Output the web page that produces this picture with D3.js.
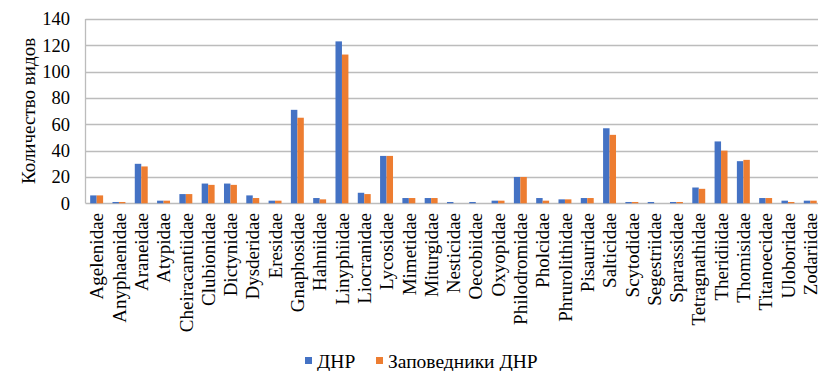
<!DOCTYPE html>
<html>
<head>
<meta charset="utf-8">
<script src="https://cdn.jsdelivr.net/npm/d3@7"></script>
<style>
  body { margin: 0; background: #fff; }
</style>
</head>
<body>
<svg id="chart" width="818" height="371"></svg>
<script>
// семейства пауков
const families = ["Agelenidae", "Anyphaenidae", "Araneidae", "Atypidae", "Cheiracantiidae",
  "Clubionidae", "Dictynidae", "Dysderidae", "Eresidae", "Gnaphosidae", "Hahniidae",
  "Linyphiidae", "Liocranidae", "Lycosidae", "Mimetidae", "Miturgidae", "Nesticidae",
  "Oecobiidae", "Oxyopidae", "Philodromidae", "Pholcidae", "Phrurolithidae", "Pisauridae",
  "Salticidae", "Scytodidae", "Segestriidae", "Sparassidae", "Tetragnathidae", "Theridiidae",
  "Thomisidae", "Titanoecidae", "Uloboridae", "Zodariidae"];

const dnr = [6, 1, 30, 2, 7, 15, 15, 6, 2, 71, 4, 123, 8, 36, 4, 4, 1, 1, 2, 20, 4, 3, 4,
  57, 1, 1, 1, 12, 47, 32, 4, 2, 2];
const reserves = [6, 1, 28, 2, 7, 14, 14, 4, 2, 65, 3, 113, 7, 36, 4, 4, 0, 0, 2, 20, 2, 3, 4,
  52, 1, 0, 1, 11, 40, 33, 4, 1, 2];

const seriesNames = ["ДНР", "Заповедники ДНР"];
const colors = ["#4472C4", "#ED7D31"];
const yTicks = [0, 20, 40, 60, 80, 100, 120, 140];

const FONT = "'Liberation Serif', 'Times New Roman', Tinos, 'DejaVu Serif', serif";

const svg = d3.select("#chart")
    .attr("font-family", FONT);

const plotLeft = 85.5, plotRight = 821.4, plotTop = 19, plotBottom = 203.3;

const x = d3.scaleBand()
    .domain(families)
    .range([plotLeft, plotRight])
    .paddingInner(0.42)
    .paddingOuter(0.21);

const xInner = d3.scaleBand()
    .domain([0, 1])
    .range([0, x.bandwidth()]);

const y = d3.scaleLinear()
    .domain([0, 140])
    .range([plotBottom, plotTop]);

// сетка
svg.append("g")
    .selectAll("line")
    .data(yTicks)
    .join("line")
    .attr("x1", plotLeft)
    .attr("x2", 818)
    .attr("y1", d => Math.round(y(d)) + 0.5)
    .attr("y2", d => Math.round(y(d)) + 0.5)
    .attr("stroke", "#bcbcbc")
    .attr("stroke-width", 1.3);

// вертикальная ось
svg.append("line")
    .attr("x1", plotLeft).attr("x2", plotLeft)
    .attr("y1", plotTop).attr("y2", plotBottom)
    .attr("stroke", "#bcbcbc")
    .attr("stroke-width", 1.3);

// подписи оси Y
svg.append("g")
    .selectAll("text")
    .data(yTicks)
    .join("text")
    .attr("x", 70)
    .attr("y", d => y(d))
    .attr("dy", "0.35em")
    .attr("text-anchor", "end")
    .attr("font-family", FONT)
    .attr("font-size", 18.5)
    .text(d => d);

// столбцы
const table = families.map((f, i) => ({ name: f, values: [dnr[i], reserves[i]] }));

svg.append("g")
    .selectAll("g")
    .data(table)
    .join("g")
    .attr("transform", d => `translate(${x(d.name)},0)`)
    .selectAll("rect")
    .data(d => d.values.map((v, k) => ({ k, v })))
    .join("rect")
    .attr("x", d => xInner(d.k))
    .attr("width", xInner.bandwidth())
    .attr("y", d => y(d.v))
    .attr("height", d => plotBottom - y(d.v))
    .attr("fill", d => colors[d.k]);

// подписи категорий
svg.append("g")
    .selectAll("text")
    .data(families)
    .join("text")
    .attr("transform", d => `translate(${x(d) + x.bandwidth() / 2},213) rotate(-90)`)
    .attr("dy", "0.35em")
    .attr("text-anchor", "end")
    .attr("font-family", FONT)
    .attr("font-size", 19)
    .text(d => d);

// заголовок оси Y
svg.append("text")
    .attr("transform", "translate(28,111) rotate(-90)")
    .attr("dy", "0.35em")
    .attr("text-anchor", "middle")
    .attr("font-family", FONT)
    .attr("font-size", 19)
    .text("Количество видов");

// легенда
const legendX = [305, 376];
const legend = svg.append("g")
    .selectAll("g")
    .data(seriesNames)
    .join("g")
    .attr("transform", (d, i) => `translate(${legendX[i]},357)`);

legend.append("rect")
    .attr("width", 7)
    .attr("height", 7)
    .attr("fill", (d, i) => colors[i]);

legend.append("text")
    .attr("x", 12)
    .attr("y", 4)
    .attr("dy", "0.35em")
    .attr("font-family", FONT)
    .attr("font-size", 19.5)
    .text(d => d);
</script>
</body>
</html>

[Your objective]:
Every line is to be duplicated exactly, though pictures stay out.

[Result of the exercise]:
Output the web page that produces this picture with D3.js.
<!DOCTYPE html>
<html>
<head>
<meta charset="utf-8">
<script src="https://cdn.jsdelivr.net/npm/d3@7"></script>
<style>
  body { margin: 0; background: #fff; }
</style>
</head>
<body>
<svg id="chart" width="818" height="371"></svg>
<script>
// семейства пауков
const families = ["Agelenidae", "Anyphaenidae", "Araneidae", "Atypidae", "Cheiracantiidae",
  "Clubionidae", "Dictynidae", "Dysderidae", "Eresidae", "Gnaphosidae", "Hahniidae",
  "Linyphiidae", "Liocranidae", "Lycosidae", "Mimetidae", "Miturgidae", "Nesticidae",
  "Oecobiidae", "Oxyopidae", "Philodromidae", "Pholcidae", "Phrurolithidae", "Pisauridae",
  "Salticidae", "Scytodidae", "Segestriidae", "Sparassidae", "Tetragnathidae", "Theridiidae",
  "Thomisidae", "Titanoecidae", "Uloboridae", "Zodariidae"];

const dnr = [6, 1, 30, 2, 7, 15, 15, 6, 2, 71, 4, 123, 8, 36, 4, 4, 1, 1, 2, 20, 4, 3, 4,
  57, 1, 1, 1, 12, 47, 32, 4, 2, 2];
const reserves = [6, 1, 28, 2, 7, 14, 14, 4, 2, 65, 3, 113, 7, 36, 4, 4, 0, 0, 2, 20, 2, 3, 4,
  52, 1, 0, 1, 11, 40, 33, 4, 1, 2];

const seriesNames = ["ДНР", "Заповедники ДНР"];
const colors = ["#4472C4", "#ED7D31"];
const yTicks = [0, 20, 40, 60, 80, 100, 120, 140];

const FONT = "'Liberation Serif', 'Times New Roman', Tinos, 'DejaVu Serif', serif";

const svg = d3.select("#chart")
    .attr("font-family", FONT);

const plotLeft = 85.5, plotRight = 821.4, plotTop = 19, plotBottom = 203.3;

const x = d3.scaleBand()
    .domain(families)
    .range([plotLeft, plotRight])
    .paddingInner(0.42)
    .paddingOuter(0.21);

const xInner = d3.scaleBand()
    .domain([0, 1])
    .range([0, x.bandwidth()]);

const y = d3.scaleLinear()
    .domain([0, 140])
    .range([plotBottom, plotTop]);

// сетка
svg.append("g")
    .selectAll("line")
    .data(yTicks)
    .join("line")
    .attr("x1", plotLeft)
    .attr("x2", 818)
    .attr("y1", d => Math.round(y(d)) + 0.5)
    .attr("y2", d => Math.round(y(d)) + 0.5)
    .attr("stroke", "#bcbcbc")
    .attr("stroke-width", 1.3);

// вертикальная ось
svg.append("line")
    .attr("x1", plotLeft).attr("x2", plotLeft)
    .attr("y1", plotTop).attr("y2", plotBottom)
    .attr("stroke", "#bcbcbc")
    .attr("stroke-width", 1.3);

// подписи оси Y
svg.append("g")
    .selectAll("text")
    .data(yTicks)
    .join("text")
    .attr("x", 70)
    .attr("y", d => y(d))
    .attr("dy", "0.35em")
    .attr("text-anchor", "end")
    .attr("font-family", FONT)
    .attr("font-size", 18.5)
    .text(d => d);

// столбцы
const table = families.map((f, i) => ({ name: f, values: [dnr[i], reserves[i]] }));

svg.append("g")
    .selectAll("g")
    .data(table)
    .join("g")
    .attr("transform", d => `translate(${x(d.name)},0)`)
    .selectAll("rect")
    .data(d => d.values.map((v, k) => ({ k, v })))
    .join("rect")
    .attr("x", d => xInner(d.k))
    .attr("width", xInner.bandwidth())
    .attr("y", d => y(d.v))
    .attr("height", d => plotBottom - y(d.v))
    .attr("fill", d => colors[d.k]);

// подписи категорий
svg.append("g")
    .selectAll("text")
    .data(families)
    .join("text")
    .attr("transform", d => `translate(${x(d) + x.bandwidth() / 2},213) rotate(-90)`)
    .attr("dy", "0.35em")
    .attr("text-anchor", "end")
    .attr("font-family", FONT)
    .attr("font-size", 19)
    .text(d => d);

// заголовок оси Y
svg.append("text")
    .attr("transform", "translate(28,111) rotate(-90)")
    .attr("dy", "0.35em")
    .attr("text-anchor", "middle")
    .attr("font-family", FONT)
    .attr("font-size", 19)
    .text("Количество видов");

// легенда
const legendX = [305, 376];
const legend = svg.append("g")
    .selectAll("g")
    .data(seriesNames)
    .join("g")
    .attr("transform", (d, i) => `translate(${legendX[i]},357)`);

legend.append("rect")
    .attr("width", 7)
    .attr("height", 7)
    .attr("fill", (d, i) => colors[i]);

legend.append("text")
    .attr("x", 12)
    .attr("y", 4)
    .attr("dy", "0.35em")
    .attr("font-family", FONT)
    .attr("font-size", 19.5)
    .text(d => d);
</script>
</body>
</html>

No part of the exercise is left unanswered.